(Recorded data)
————

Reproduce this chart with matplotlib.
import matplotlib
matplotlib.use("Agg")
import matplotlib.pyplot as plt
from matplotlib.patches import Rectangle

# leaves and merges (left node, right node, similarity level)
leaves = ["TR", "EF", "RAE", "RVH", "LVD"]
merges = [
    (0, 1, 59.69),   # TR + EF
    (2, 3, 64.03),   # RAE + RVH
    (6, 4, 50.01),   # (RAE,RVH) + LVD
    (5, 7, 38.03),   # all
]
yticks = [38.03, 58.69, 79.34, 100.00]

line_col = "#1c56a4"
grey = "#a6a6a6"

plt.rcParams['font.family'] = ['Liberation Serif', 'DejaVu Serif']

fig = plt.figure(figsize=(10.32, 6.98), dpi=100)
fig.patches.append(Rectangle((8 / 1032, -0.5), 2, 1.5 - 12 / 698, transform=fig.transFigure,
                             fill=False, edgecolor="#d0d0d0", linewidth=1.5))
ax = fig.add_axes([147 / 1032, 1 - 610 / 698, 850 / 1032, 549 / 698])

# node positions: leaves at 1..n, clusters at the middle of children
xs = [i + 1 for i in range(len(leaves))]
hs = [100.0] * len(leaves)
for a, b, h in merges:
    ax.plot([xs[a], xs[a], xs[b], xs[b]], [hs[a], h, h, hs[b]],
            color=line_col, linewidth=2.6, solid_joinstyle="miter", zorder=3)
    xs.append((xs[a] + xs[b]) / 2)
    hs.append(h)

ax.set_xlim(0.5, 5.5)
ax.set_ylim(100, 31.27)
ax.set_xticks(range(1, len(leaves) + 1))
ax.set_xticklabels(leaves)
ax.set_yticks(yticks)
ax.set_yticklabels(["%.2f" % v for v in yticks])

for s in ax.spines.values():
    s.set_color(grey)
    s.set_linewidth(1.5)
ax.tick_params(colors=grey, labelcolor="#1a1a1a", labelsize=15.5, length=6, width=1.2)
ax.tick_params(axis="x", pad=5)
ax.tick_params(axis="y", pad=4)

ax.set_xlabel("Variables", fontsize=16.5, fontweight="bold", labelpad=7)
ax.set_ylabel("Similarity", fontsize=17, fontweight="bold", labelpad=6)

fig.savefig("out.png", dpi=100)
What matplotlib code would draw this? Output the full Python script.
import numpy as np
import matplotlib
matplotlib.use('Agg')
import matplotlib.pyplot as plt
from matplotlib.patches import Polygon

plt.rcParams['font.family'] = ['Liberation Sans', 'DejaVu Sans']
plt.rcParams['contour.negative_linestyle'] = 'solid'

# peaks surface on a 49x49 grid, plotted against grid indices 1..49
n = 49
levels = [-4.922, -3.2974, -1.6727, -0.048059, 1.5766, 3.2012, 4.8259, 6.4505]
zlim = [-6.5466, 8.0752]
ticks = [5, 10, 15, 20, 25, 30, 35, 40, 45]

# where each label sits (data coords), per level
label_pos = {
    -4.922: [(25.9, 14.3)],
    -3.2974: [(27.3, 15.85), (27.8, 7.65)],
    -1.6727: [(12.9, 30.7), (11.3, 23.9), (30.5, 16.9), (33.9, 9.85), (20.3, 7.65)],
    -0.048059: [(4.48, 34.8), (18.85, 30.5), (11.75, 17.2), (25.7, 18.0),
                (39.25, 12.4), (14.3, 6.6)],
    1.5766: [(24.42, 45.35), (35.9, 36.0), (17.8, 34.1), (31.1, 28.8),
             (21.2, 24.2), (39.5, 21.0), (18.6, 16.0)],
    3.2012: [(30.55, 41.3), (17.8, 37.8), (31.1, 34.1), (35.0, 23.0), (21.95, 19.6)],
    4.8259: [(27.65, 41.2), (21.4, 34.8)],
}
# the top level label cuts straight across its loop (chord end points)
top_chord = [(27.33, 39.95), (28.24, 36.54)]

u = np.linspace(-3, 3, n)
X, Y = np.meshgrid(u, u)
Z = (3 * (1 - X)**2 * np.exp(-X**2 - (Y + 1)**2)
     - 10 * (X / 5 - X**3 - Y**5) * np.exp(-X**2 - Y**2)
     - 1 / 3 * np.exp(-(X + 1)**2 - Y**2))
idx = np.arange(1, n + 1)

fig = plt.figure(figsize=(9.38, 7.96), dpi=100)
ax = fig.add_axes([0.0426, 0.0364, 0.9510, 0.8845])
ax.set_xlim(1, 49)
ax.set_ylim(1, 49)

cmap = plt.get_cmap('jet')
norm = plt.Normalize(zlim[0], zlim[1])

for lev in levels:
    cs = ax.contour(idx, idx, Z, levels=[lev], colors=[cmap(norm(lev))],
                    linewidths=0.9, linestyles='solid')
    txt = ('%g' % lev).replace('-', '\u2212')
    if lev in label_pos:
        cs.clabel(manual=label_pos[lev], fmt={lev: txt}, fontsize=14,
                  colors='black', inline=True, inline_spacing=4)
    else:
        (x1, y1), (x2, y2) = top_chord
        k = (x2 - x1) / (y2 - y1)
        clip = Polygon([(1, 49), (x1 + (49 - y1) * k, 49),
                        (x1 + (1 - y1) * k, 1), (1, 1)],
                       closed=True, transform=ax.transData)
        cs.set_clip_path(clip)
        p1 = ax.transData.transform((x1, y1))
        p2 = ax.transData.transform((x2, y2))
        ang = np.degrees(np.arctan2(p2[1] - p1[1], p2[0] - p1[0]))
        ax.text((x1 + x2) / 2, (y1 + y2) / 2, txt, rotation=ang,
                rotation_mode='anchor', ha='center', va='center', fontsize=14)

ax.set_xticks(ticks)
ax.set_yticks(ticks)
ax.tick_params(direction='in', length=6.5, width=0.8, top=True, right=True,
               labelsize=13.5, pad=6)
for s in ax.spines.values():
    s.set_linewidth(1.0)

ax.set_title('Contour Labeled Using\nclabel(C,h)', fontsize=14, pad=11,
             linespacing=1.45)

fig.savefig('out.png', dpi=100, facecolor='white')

————

▶ _Task to carry out_
Write out the listing's lines exactly, from its first line through the line that contains "from matplotlib.patches import Rectangle", and stop there.

▶ _Task result_
Reproduce this chart with matplotlib.
import matplotlib
matplotlib.use("Agg")
import matplotlib.pyplot as plt
from matplotlib.patches import Rectangle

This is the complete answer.